The current runtime path stringifies text and category values before normalization. That means None is treated like the string "None" during comparison, not like a dedicated missing-value sentinel.

This differs from the number and date behavior, which handle missing values explicitly.

Number semantics

For number features, the library:

  1. tries to parse each value as float
  2. optionally rounds the parsed values
  3. treats both-missing as equal
  4. treats one-missing and one-present as unequal
  5. checks absolute tolerance, then relative tolerance, then exact numeric equality

Example:

FeatureRule(
    feature_name="contract_amount",
    feature_type="number",
    numeric_rounding_digits=0,
    numeric_absolute_tolerance=100.0,
)

With this rule, 100000.0 and 100049.0 compare as equal.
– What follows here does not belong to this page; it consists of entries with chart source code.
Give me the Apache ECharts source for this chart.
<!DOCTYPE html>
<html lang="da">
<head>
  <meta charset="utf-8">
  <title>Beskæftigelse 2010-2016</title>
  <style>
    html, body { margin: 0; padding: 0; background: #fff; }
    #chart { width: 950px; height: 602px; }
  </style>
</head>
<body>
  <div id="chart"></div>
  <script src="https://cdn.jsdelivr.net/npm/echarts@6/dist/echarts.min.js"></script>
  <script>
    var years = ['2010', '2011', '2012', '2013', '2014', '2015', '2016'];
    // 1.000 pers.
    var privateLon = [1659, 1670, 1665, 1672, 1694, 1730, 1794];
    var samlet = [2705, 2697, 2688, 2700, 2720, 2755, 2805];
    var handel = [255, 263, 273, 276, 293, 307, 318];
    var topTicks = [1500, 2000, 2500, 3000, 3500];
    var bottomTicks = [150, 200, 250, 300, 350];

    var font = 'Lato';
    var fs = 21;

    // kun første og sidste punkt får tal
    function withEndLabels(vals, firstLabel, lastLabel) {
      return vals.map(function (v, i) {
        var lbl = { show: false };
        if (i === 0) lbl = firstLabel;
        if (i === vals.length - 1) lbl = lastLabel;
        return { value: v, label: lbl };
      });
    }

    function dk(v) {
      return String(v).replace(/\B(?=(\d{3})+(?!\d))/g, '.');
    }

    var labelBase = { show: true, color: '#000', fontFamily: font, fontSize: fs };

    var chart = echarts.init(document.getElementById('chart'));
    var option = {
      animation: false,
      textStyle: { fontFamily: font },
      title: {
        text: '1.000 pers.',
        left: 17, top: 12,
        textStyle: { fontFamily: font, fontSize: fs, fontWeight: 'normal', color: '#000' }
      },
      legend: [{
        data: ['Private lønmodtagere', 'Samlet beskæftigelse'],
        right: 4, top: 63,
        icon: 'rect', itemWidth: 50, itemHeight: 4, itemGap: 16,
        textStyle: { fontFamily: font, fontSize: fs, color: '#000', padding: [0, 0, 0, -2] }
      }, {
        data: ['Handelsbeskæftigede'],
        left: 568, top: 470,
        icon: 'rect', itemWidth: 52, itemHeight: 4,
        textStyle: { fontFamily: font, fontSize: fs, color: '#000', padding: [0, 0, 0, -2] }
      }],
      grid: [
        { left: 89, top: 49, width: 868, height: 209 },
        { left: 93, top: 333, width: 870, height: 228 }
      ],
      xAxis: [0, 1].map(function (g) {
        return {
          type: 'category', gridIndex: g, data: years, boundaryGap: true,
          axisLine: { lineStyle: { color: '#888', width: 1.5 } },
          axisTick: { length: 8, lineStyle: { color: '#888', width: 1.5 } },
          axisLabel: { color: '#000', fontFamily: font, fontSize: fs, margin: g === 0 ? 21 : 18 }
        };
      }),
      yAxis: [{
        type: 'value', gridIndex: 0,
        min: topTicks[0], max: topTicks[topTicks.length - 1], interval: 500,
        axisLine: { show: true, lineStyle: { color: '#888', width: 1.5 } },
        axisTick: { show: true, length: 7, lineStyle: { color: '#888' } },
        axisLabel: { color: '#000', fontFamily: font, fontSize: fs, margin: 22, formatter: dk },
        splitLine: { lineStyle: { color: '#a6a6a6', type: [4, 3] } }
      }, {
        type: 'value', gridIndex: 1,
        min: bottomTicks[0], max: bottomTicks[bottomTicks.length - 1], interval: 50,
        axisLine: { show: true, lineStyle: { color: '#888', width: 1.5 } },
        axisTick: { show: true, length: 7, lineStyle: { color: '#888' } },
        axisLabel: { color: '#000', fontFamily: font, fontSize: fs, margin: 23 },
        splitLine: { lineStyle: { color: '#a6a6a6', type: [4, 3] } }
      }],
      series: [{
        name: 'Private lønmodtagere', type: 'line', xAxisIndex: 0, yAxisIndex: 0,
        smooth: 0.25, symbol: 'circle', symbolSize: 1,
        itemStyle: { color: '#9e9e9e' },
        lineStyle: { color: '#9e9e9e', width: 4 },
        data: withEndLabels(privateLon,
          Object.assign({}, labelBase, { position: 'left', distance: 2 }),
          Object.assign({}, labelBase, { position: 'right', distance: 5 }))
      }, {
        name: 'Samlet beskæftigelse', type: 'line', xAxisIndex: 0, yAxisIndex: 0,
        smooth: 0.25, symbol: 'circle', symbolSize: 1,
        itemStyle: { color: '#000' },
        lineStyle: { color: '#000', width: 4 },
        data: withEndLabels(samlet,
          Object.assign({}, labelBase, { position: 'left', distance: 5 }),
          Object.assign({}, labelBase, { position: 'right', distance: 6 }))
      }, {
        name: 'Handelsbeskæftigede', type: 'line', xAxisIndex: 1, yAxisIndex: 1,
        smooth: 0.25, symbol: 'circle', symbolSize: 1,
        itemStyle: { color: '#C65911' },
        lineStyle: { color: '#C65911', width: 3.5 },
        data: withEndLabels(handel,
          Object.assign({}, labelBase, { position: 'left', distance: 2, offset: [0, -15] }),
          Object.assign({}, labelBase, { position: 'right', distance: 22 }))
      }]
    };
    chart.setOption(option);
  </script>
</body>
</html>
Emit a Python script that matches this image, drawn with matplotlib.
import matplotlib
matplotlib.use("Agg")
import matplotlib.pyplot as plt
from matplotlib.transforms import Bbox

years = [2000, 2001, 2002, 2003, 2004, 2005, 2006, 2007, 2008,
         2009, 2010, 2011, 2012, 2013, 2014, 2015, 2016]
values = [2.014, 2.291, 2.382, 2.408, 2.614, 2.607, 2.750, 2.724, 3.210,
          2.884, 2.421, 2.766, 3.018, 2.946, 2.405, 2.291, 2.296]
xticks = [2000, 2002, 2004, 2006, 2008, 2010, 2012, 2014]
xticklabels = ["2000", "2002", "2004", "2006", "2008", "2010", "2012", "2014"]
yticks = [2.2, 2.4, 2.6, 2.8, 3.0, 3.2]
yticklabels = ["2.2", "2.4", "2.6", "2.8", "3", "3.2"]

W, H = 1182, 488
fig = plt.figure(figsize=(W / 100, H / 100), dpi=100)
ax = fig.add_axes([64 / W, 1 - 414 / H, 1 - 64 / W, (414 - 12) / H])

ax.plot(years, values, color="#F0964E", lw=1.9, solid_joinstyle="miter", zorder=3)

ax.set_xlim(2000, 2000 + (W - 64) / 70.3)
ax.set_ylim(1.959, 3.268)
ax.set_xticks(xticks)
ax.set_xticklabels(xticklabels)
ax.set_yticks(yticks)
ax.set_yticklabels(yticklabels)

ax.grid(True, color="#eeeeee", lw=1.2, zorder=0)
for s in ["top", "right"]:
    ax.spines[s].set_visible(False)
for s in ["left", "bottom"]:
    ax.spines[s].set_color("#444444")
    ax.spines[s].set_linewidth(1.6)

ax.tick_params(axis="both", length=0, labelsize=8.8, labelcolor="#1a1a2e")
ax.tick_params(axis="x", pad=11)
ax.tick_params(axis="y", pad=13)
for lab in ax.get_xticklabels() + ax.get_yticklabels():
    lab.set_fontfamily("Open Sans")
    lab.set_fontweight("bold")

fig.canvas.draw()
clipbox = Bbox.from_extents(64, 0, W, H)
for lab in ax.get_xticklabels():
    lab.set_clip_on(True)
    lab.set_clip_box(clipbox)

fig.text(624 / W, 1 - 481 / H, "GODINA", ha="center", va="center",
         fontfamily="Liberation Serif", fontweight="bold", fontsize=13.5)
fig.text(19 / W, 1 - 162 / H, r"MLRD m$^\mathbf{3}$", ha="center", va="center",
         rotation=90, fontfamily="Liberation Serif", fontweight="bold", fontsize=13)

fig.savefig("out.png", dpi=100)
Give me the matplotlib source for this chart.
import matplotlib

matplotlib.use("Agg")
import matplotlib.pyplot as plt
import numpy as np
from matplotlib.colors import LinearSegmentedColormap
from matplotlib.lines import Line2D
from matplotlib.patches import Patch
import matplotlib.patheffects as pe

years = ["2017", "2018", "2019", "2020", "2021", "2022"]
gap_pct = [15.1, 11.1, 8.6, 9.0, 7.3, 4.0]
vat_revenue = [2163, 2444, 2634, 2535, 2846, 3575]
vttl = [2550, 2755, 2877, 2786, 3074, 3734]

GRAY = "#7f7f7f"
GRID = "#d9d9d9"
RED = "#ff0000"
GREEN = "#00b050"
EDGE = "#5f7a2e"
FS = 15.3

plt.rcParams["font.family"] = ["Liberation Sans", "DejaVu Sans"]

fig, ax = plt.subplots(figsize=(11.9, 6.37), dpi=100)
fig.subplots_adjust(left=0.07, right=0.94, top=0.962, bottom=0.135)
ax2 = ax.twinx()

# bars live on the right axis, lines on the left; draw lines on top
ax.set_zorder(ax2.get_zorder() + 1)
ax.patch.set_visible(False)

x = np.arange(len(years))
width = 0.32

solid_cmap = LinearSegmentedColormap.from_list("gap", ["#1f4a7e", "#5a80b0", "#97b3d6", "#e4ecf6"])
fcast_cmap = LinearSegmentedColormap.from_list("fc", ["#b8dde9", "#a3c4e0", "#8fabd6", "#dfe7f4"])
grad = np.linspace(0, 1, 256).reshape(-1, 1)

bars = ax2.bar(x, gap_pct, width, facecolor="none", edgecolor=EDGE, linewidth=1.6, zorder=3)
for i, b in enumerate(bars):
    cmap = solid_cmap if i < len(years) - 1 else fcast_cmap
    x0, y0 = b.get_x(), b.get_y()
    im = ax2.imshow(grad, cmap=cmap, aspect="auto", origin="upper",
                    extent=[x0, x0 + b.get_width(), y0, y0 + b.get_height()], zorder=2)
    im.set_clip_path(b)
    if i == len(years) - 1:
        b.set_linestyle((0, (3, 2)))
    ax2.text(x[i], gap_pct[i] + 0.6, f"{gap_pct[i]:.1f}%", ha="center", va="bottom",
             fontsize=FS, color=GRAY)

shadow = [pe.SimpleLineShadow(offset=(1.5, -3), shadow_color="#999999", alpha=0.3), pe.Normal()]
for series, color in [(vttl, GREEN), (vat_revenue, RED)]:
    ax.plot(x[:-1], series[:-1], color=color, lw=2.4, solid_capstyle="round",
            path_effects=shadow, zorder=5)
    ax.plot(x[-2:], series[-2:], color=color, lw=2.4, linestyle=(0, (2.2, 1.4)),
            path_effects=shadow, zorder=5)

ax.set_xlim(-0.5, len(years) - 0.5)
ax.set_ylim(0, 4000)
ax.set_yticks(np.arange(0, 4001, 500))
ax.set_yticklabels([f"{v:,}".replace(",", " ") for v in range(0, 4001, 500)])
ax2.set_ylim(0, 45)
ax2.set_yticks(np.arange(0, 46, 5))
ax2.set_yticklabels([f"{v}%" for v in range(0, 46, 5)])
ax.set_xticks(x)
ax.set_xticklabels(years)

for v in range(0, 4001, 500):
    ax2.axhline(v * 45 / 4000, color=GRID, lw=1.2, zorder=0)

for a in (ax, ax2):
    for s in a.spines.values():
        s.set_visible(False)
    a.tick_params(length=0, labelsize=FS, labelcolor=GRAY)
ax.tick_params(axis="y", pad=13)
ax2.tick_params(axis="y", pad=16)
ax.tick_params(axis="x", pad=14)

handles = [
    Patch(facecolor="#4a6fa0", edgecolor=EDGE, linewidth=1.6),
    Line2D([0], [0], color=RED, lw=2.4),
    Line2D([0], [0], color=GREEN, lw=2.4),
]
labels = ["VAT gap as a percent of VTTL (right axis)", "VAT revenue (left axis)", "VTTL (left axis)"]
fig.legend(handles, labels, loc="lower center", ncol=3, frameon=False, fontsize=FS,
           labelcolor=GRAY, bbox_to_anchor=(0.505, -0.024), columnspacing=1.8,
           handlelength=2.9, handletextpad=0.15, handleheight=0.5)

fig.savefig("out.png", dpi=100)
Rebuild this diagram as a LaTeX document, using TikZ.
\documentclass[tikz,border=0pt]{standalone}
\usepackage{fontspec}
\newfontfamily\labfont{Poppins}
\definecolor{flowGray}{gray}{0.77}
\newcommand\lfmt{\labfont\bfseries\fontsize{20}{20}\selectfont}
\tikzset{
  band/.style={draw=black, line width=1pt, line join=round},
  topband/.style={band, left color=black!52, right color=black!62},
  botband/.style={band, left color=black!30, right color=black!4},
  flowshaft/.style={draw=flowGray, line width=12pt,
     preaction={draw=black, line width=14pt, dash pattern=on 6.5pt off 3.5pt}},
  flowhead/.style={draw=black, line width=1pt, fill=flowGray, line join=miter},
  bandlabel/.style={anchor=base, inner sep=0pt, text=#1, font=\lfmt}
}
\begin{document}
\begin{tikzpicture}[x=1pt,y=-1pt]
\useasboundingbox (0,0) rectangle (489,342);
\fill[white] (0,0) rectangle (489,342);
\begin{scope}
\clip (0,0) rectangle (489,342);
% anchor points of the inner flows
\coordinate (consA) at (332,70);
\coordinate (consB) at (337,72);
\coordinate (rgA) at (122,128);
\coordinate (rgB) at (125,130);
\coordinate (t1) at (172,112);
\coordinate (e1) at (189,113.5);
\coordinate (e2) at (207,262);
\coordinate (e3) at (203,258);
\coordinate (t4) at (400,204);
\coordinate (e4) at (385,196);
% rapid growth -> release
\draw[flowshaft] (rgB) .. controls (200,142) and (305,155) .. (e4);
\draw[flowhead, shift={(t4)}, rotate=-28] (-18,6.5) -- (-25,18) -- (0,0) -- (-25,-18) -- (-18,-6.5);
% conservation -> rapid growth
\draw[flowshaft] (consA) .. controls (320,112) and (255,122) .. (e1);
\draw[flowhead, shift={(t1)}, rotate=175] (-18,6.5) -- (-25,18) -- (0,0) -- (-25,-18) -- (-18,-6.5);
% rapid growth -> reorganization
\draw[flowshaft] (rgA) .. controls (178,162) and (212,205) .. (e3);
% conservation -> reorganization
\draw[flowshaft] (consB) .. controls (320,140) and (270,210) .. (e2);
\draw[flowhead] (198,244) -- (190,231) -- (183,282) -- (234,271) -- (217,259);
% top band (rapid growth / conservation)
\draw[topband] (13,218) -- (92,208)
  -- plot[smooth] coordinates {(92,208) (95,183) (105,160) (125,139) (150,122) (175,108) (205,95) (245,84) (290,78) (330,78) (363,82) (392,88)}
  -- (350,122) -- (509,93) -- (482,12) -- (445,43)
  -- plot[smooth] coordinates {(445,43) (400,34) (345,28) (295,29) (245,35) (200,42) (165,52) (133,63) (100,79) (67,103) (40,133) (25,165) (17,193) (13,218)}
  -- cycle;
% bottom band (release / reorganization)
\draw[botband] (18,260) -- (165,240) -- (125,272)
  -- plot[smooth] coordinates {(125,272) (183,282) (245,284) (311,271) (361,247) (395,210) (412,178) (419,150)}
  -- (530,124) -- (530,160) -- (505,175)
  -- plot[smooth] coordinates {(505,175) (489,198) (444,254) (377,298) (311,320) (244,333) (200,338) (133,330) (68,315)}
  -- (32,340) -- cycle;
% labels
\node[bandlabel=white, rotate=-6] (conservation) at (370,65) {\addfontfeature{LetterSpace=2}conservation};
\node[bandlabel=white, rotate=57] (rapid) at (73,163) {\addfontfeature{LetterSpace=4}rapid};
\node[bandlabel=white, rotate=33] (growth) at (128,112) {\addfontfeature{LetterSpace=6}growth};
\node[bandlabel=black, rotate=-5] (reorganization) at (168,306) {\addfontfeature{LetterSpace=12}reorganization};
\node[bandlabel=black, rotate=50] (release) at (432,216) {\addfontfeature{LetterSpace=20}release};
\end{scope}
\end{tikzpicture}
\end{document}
Missing and unparsable numeric values

  • None stays missing
  • NaN and infinite floats are treated as missing
  • unparsable values such as "" are treated as missing

Date semantics

For date features, the library:

  1. parses values with datetime.fromisoformat(...).date()
  2. treats both-missing as equal
  3. treats one-missing and one-present as unequal
  4. applies date_tolerance_days if configured
  5. otherwise requires exact date equality

Example:

FeatureRule(
    feature_name="publish_date",
    feature_type="date",
    date_tolerance_days=1,
)

With this rule, 2024-06-01 and 2024-06-02 compare as equal.

Matching behavior

FeatureRule also affects multi-entity matching:

  • in matching_mode="exact", only is_mandatory_for_matching matters
  • in matching_mode="weighted", every feature contributes a similarity score multiplied by weight_for_matching
  • text features get partial similarity through token-set overlap
  • category, number, and date features contribute either 1.0 or 0.0
  • Use alias_map for known synonyms or canonical value mapping.
  • Use tolerances for values where small drift is acceptable.
  • Increase weight_for_matching on features that are especially identifying in MULTI_ENTITY tasks.
  • Keep feature names aligned exactly with your Pydantic model fields.